Start Stored data

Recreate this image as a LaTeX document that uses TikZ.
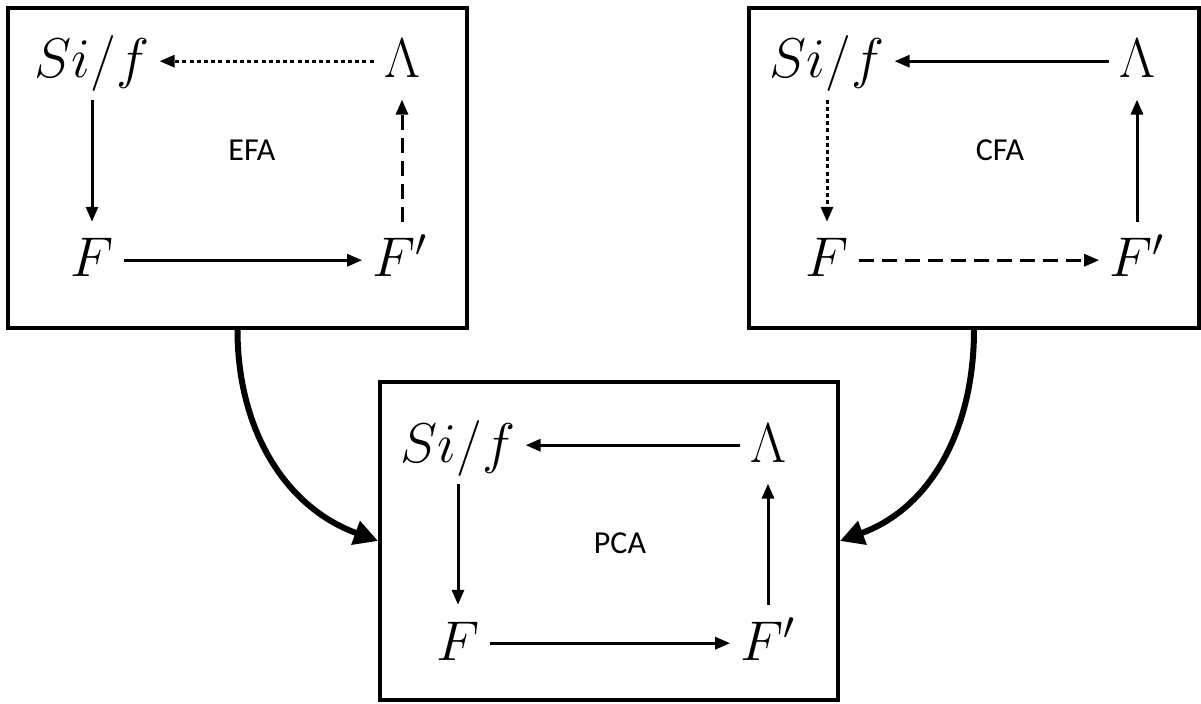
\documentclass[tikz,border=0pt]{standalone}
\usepackage{fix-cm}
\usepackage{fontspec}
\setsansfont{Carlito}
\usetikzlibrary{arrows.meta}

\tikzset{
    panel/.style={draw, line width=1.9pt, minimum width=#1, minimum height=160pt, inner sep=0pt},
    var/.style={font=\fontsize{28}{32}\selectfont, inner sep=0pt, anchor=base, text height=22.4pt, text depth=5.6pt},
    lbl/.style={font=\sffamily\fontsize{16}{19}\selectfont},
    arr/.style={-{Triangle[length=7.5pt,width=6pt]}, line width=1.5pt, shorten <=5pt, shorten >=5pt},
    dotline/.style={dash pattern=on 2pt off 1.6pt},
    dashline/.style={dash pattern=on 7.5pt off 4pt},
    flow/.style={-{Triangle[length=12pt,width=12pt]}, line width=3pt}
}

\begin{document}
\begin{tikzpicture}[x=0.5pt, y=0.5pt]
    \useasboundingbox (0,0) rectangle (1201,703);

    % EFA
    \node[panel=229.5pt] (efabox) at (237.5,535) {};
    \node[var] (efasif) at (92,625) {$Si/f$};
    \node[var] (efalam) at (402,625) {$\Lambda$};
    \node[var] (efaf) at (92,426) {$F$};
    \node[var] (efafp) at (400,426) {$F'$};
    \node[lbl] (efa) at (252,553) {EFA};
    \draw[arr, dotline] (efalam.west) -- (efalam.west -| efasif.east);
    \draw[arr] (efasif.south) -- (efaf.north);
    \draw[arr] (efaf.east) -- (efaf.east -| efafp.west);
    \draw[arr, dashline] (efafp.north -| efalam) -- (efalam.south);

    % CFA
    \node[panel=225pt] (cfabox) at (974,535) {};
    \node[var] (cfasif) at (827,625) {$Si/f$};
    \node[var] (cfalam) at (1137,625) {$\Lambda$};
    \node[var] (cfaf) at (827,426) {$F$};
    \node[var] (cfafp) at (1137,426) {$F'$};
    \node[lbl] (cfa) at (1000,553) {CFA};
    \draw[arr] (cfalam.west) -- (cfalam.west -| cfasif.east);
    \draw[arr, dotline] (cfasif.south) -- (cfaf.north);
    \draw[arr, dashline] (cfaf.east) -- (cfaf.east -| cfafp.west);
    \draw[arr] (cfafp.north -| cfalam) -- (cfalam.south);

    % PCA
    \node[panel=229pt, minimum height=159pt] (pcabox) at (609,162) {};
    \node[var] (pcasif) at (458,241) {$Si/f$};
    \node[var] (pcalam) at (768,241) {$\Lambda$};
    \node[var] (pcaf) at (458,43) {$F$};
    \node[var] (pcafp) at (768,43) {$F'$};
    \node[lbl] (pca) at (620,160) {PCA};
    \draw[arr] (pcalam.west) -- (pcalam.west -| pcasif.east);
    \draw[arr] (pcasif.south) -- (pcaf.north);
    \draw[arr] (pcaf.east) -- (pcaf.east -| pcafp.west);
    \draw[arr] (pcafp.north -| pcalam) -- (pcalam.south);

    % combining
    \draw[flow] (efabox.south) to[out=-90, in=160] (pcabox.west);
    \draw[flow] (cfabox.south) to[out=-90, in=20] (pcabox.east);
\end{tikzpicture}
\end{document}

End Stored data

### Stated goal
Images should not appear in the copy; retype the listing above exactly.

### Reply to the exercise
Recreate this image as a LaTeX document that uses TikZ.
\documentclass[tikz,border=0pt]{standalone}
\usepackage{fix-cm}
\usepackage{fontspec}
\setsansfont{Carlito}
\usetikzlibrary{arrows.meta}

\tikzset{
    panel/.style={draw, line width=1.9pt, minimum width=#1, minimum height=160pt, inner sep=0pt},
    var/.style={font=\fontsize{28}{32}\selectfont, inner sep=0pt, anchor=base, text height=22.4pt, text depth=5.6pt},
    lbl/.style={font=\sffamily\fontsize{16}{19}\selectfont},
    arr/.style={-{Triangle[length=7.5pt,width=6pt]}, line width=1.5pt, shorten <=5pt, shorten >=5pt},
    dotline/.style={dash pattern=on 2pt off 1.6pt},
    dashline/.style={dash pattern=on 7.5pt off 4pt},
    flow/.style={-{Triangle[length=12pt,width=12pt]}, line width=3pt}
}

\begin{document}
\begin{tikzpicture}[x=0.5pt, y=0.5pt]
    \useasboundingbox (0,0) rectangle (1201,703);

    % EFA
    \node[panel=229.5pt] (efabox) at (237.5,535) {};
    \node[var] (efasif) at (92,625) {$Si/f$};
    \node[var] (efalam) at (402,625) {$\Lambda$};
    \node[var] (efaf) at (92,426) {$F$};
    \node[var] (efafp) at (400,426) {$F'$};
    \node[lbl] (efa) at (252,553) {EFA};
    \draw[arr, dotline] (efalam.west) -- (efalam.west -| efasif.east);
    \draw[arr] (efasif.south) -- (efaf.north);
    \draw[arr] (efaf.east) -- (efaf.east -| efafp.west);
    \draw[arr, dashline] (efafp.north -| efalam) -- (efalam.south);

    % CFA
    \node[panel=225pt] (cfabox) at (974,535) {};
    \node[var] (cfasif) at (827,625) {$Si/f$};
    \node[var] (cfalam) at (1137,625) {$\Lambda$};
    \node[var] (cfaf) at (827,426) {$F$};
    \node[var] (cfafp) at (1137,426) {$F'$};
    \node[lbl] (cfa) at (1000,553) {CFA};
    \draw[arr] (cfalam.west) -- (cfalam.west -| cfasif.east);
    \draw[arr, dotline] (cfasif.south) -- (cfaf.north);
    \draw[arr, dashline] (cfaf.east) -- (cfaf.east -| cfafp.west);
    \draw[arr] (cfafp.north -| cfalam) -- (cfalam.south);

    % PCA
    \node[panel=229pt, minimum height=159pt] (pcabox) at (609,162) {};
    \node[var] (pcasif) at (458,241) {$Si/f$};
    \node[var] (pcalam) at (768,241) {$\Lambda$};
    \node[var] (pcaf) at (458,43) {$F$};
    \node[var] (pcafp) at (768,43) {$F'$};
    \node[lbl] (pca) at (620,160) {PCA};
    \draw[arr] (pcalam.west) -- (pcalam.west -| pcasif.east);
    \draw[arr] (pcasif.south) -- (pcaf.north);
    \draw[arr] (pcaf.east) -- (pcaf.east -| pcafp.west);
    \draw[arr] (pcafp.north -| pcalam) -- (pcalam.south);

    % combining
    \draw[flow] (efabox.south) to[out=-90, in=160] (pcabox.west);
    \draw[flow] (cfabox.south) to[out=-90, in=20] (pcabox.east);
\end{tikzpicture}
\end{document}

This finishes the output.